Les groupes coréens abordent le potentiel du métavers sous des angles différents et complémentaires. Il y a tout d’abord les entreprises ayant lancé leur propre plateforme métavers, comme Naver avec Zepeto (200 millions d’utilisateurs dont 95 % à l’étranger), SK Telecom avec Ifland (lancement prochain dans 80 pays) mais aussi les grands studios coréens de jeux vidéo qui développent de nouvelles plateformes permettant au joueur de monétiser son activité. Il y a ensuite les entreprises misant sur le métavers comme un vecteur supplémentaire de vente, en proposant aux utilisateurs des expériences virtuelles immersives les amenant in fine vers l’achat de leurs produits, comme Samsung, Lotte et Hyundai qui ont lancé leur boutique dans le métavers. Il y a enfin les entreprises souhaitant se positionner sur des briques technologiques sous-jacentes au métavers, que ce soit au niveau hardware (Hyundai avec ses projets de robots pilotés à distance via des usines virtuelles, Samsung avec le lancement prochain d’un nouvel appareil d’immersion) ou software, comme Kakao qui souhaite se positionner spécifiquement sur les technologies blockchain et NFT appliquées au métavers.

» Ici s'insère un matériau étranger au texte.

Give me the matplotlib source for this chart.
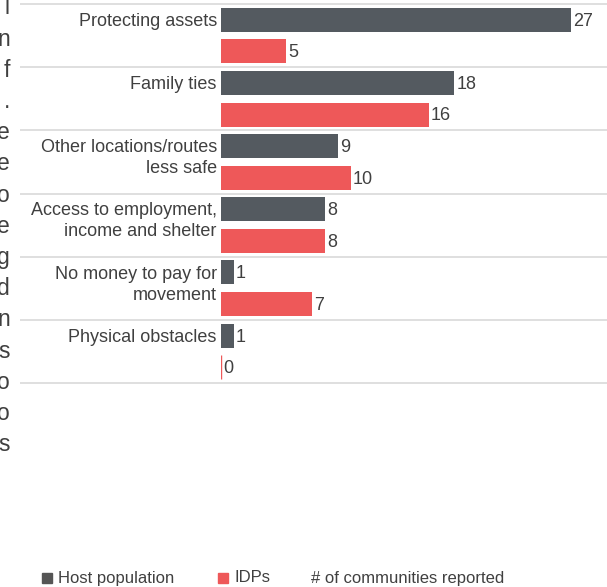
import matplotlib.pyplot as plt
import matplotlib.patches as mpatches
import numpy as np

plt.rcParams['font.family'] = ['Liberation Sans', 'DejaVu Sans']

# data
categories = ['Protecting assets', 'Family ties', 'Other locations/routes\nless safe',
              'Access to employment,\nincome and shelter', 'No money to pay for\nmovement',
              'Physical obstacles']
host_values = [27, 18, 9, 8, 1, 1]
idp_values = [5, 16, 10, 8, 7, 0]
series_names = ['Host population', 'IDPs']
legend_note = '# of communities reported'
# clipped paragraph on the left edge (only last letters visible)
side_letters = ['l', 'n', 'f', '.', 'e', 'e', 'o', 'e', 'g', 'd', 'n', 's', 'o', 'o', 's']

host_color = '#545a60'
idp_color = '#ee5859'
text_color = '#404040'
grid_color = '#d9d9d9'

W, H = 607, 587
fig = plt.figure(figsize=(W / 100, H / 100), dpi=100)
ax_left = 221 / W
ax_top = 1 - 4 / H
ax_bottom = 1 - 383 / H
ax = fig.add_axes([ax_left, ax_bottom, 1 - ax_left, ax_top - ax_bottom])

n = len(categories)
y = np.arange(n)
off = 0.25
bh = 24 / 63.2
ax.barh(y - off, host_values, height=bh, color=host_color)
ax.barh(y + off, idp_values, height=bh, color=idp_color,
        edgecolor=idp_color, linewidth=[1.0 if v == 0 else 0 for v in idp_values])

ax.set_xlim(0, 386 / 12.97)
ax.set_ylim(n - 0.5, -0.5)
ax.axis('off')

# separator lines, extending left under the labels
xmin_frac = (20 - 221) / (W - 221)
ax.hlines(np.arange(n + 1) - 0.5, xmin_frac, 1, transform=ax.get_yaxis_transform(),
          color=grid_color, linewidth=1.2, clip_on=False)

# value labels
for yy, v in zip(y - off, host_values):
    ax.annotate(str(v), (v, yy), xytext=(1.5, -1), textcoords='offset points',
                va='center', ha='left', fontsize=13, color=text_color)
for yy, v in zip(y + off, idp_values):
    ax.annotate(str(v), (v, yy), xytext=(1.5, -1), textcoords='offset points',
                va='center', ha='left', fontsize=13, color=text_color)

# category labels (first line at host bar, following lines below)
for i, cat in enumerate(categories):
    for j, line in enumerate(cat.split('\n')):
        ax.annotate(line, (0, i - off), xytext=(-3, -1.2 - j * 15.1), textcoords='offset points',
                    va='center', ha='right', fontsize=13, color=text_color)

# clipped side text
for k, ch in enumerate(side_letters):
    yy = 8 + k * 31.2
    fig.text(10 / W, 1 - yy / H, ch, ha='right', va='center', fontsize=16.5, color=text_color)

# legend
ly = 1 - 578 / H
fig.patches.append(mpatches.Rectangle((42 / W, ly - 5 / H), 10 / W, 10 / H,
                                      transform=fig.transFigure, color='#555555'))
fig.text(58 / W, ly, series_names[0], ha='left', va='center', fontsize=12, color=text_color)
fig.patches.append(mpatches.Rectangle((218 / W, ly - 5 / H), 10 / W, 10 / H,
                                      transform=fig.transFigure, color=idp_color))
fig.text(234 / W, ly, series_names[1], ha='left', va='center', fontsize=12, color=text_color)
fig.text(311 / W, ly, legend_note, ha='left', va='center', fontsize=12, color=text_color)

fig.savefig('out.png', dpi=100)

Les pouvoirs publics coréens semblent s’orienter vers une régulation a minima du métavers, laissant le soin aux acteurs privés de s’autoréguler. La majorité et l’opposition parlementaires ont en effet déposé respectivement deux propositions de loi en faveur du développement du métavers en décembre 2021 et janvier 2022, les deux textes s’accordant sur le fait de laisser principalement la main aux acteurs du marché. Ceci n’empêche pas les pouvoirs publics coréens et les entreprises d’anticiper un certain nombre de problématiques. Sur le plan économique, on peut citer les équilibres de modèles économiques entre vente d’objets réels et virtuels et la remise en cause de certains intermédiaires de ventes. Se pose également l’enjeu de préservation de conditions équitables de concurrence, lié notamment à la question de l’interopérabilité des métavers, ou encore celui de l’encadrement juridique des NFT, ces actifs étant à ce stade prohibés en Corée dans les jeux vidéo. On peut également anticiper que certains débats seront ravivés par le métavers en Corée, comme celui sur le traitement et le stockage des données, ou encore sur le risque de subordination de certains services (médecine, service administratifs, éducation) à des plateformes privées.